- [Exercise requirements]: Look through the material below. Copy every line with the string "React" in it.

- [Information provided]:
○ ○ ○ ○

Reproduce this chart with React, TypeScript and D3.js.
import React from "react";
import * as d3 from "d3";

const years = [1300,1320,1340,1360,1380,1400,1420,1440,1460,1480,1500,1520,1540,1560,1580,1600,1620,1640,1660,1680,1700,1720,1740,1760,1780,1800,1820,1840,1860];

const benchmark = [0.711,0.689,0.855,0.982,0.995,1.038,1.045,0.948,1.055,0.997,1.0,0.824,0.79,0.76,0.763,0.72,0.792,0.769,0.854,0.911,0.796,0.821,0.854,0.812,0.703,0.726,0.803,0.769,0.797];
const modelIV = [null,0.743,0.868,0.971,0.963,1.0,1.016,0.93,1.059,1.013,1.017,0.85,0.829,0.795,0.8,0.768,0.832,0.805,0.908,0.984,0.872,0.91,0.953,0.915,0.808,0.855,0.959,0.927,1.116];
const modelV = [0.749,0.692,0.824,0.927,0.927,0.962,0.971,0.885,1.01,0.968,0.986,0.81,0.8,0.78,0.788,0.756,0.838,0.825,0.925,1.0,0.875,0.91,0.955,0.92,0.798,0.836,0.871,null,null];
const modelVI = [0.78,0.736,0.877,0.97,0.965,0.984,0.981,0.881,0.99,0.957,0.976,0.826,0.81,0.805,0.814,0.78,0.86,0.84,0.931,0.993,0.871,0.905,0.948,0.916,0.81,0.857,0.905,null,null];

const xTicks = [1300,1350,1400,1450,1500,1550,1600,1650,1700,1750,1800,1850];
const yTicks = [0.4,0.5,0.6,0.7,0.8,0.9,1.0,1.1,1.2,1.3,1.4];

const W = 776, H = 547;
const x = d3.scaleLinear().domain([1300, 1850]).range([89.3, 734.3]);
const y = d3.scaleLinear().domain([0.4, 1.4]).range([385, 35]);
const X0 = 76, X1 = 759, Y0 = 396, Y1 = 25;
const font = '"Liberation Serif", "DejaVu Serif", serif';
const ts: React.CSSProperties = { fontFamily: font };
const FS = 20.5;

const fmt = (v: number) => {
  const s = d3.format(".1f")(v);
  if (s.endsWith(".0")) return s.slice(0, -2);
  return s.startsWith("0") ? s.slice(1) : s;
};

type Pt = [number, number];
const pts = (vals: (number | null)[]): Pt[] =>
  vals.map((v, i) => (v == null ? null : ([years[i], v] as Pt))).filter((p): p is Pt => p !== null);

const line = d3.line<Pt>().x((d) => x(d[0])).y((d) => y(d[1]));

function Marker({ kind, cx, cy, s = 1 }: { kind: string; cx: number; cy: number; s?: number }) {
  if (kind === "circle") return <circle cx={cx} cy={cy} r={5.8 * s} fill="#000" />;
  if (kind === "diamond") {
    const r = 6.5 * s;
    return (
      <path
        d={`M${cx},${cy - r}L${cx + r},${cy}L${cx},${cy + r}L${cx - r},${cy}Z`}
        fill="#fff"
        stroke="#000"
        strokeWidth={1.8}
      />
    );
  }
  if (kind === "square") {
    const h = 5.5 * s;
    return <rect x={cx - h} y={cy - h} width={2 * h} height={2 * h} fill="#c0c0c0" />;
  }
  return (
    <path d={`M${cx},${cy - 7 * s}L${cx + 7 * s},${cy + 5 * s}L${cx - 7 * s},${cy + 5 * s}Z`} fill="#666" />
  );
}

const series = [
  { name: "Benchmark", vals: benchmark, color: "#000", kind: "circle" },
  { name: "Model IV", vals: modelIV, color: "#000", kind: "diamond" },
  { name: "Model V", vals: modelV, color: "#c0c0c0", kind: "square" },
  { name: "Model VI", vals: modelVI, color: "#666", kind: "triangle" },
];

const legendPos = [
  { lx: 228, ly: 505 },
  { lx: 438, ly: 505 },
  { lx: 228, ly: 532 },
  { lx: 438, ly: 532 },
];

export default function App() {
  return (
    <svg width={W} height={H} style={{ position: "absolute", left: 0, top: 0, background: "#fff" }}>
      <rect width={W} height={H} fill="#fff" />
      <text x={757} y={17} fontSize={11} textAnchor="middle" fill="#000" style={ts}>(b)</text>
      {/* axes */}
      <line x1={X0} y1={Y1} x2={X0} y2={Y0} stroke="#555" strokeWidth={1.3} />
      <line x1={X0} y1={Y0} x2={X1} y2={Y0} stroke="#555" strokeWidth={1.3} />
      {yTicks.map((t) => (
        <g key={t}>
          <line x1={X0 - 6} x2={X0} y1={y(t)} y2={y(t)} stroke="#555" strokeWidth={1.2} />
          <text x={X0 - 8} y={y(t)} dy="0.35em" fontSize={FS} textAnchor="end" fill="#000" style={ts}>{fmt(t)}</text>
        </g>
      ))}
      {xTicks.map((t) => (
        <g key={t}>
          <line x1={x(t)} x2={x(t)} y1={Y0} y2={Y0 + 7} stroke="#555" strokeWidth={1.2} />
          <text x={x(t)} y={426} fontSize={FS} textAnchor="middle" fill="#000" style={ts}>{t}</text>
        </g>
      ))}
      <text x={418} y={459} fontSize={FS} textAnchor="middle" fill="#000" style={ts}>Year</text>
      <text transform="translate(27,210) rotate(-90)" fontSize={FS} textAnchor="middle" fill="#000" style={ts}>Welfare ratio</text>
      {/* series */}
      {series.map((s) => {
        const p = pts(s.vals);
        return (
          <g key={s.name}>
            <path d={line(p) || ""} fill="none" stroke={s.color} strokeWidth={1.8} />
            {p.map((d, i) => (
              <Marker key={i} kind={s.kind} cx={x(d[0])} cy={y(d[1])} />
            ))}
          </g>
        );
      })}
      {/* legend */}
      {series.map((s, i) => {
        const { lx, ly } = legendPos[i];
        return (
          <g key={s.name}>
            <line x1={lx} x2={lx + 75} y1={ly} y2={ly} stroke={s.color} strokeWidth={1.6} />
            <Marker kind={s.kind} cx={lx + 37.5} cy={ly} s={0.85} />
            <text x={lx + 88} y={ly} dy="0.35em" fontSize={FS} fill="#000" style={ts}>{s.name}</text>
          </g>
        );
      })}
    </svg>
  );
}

○ ○ ○ ○

- [Response to the exercise]:
Reproduce this chart with React, TypeScript and D3.js.
import React from "react";
const ts: React.CSSProperties = { fontFamily: font };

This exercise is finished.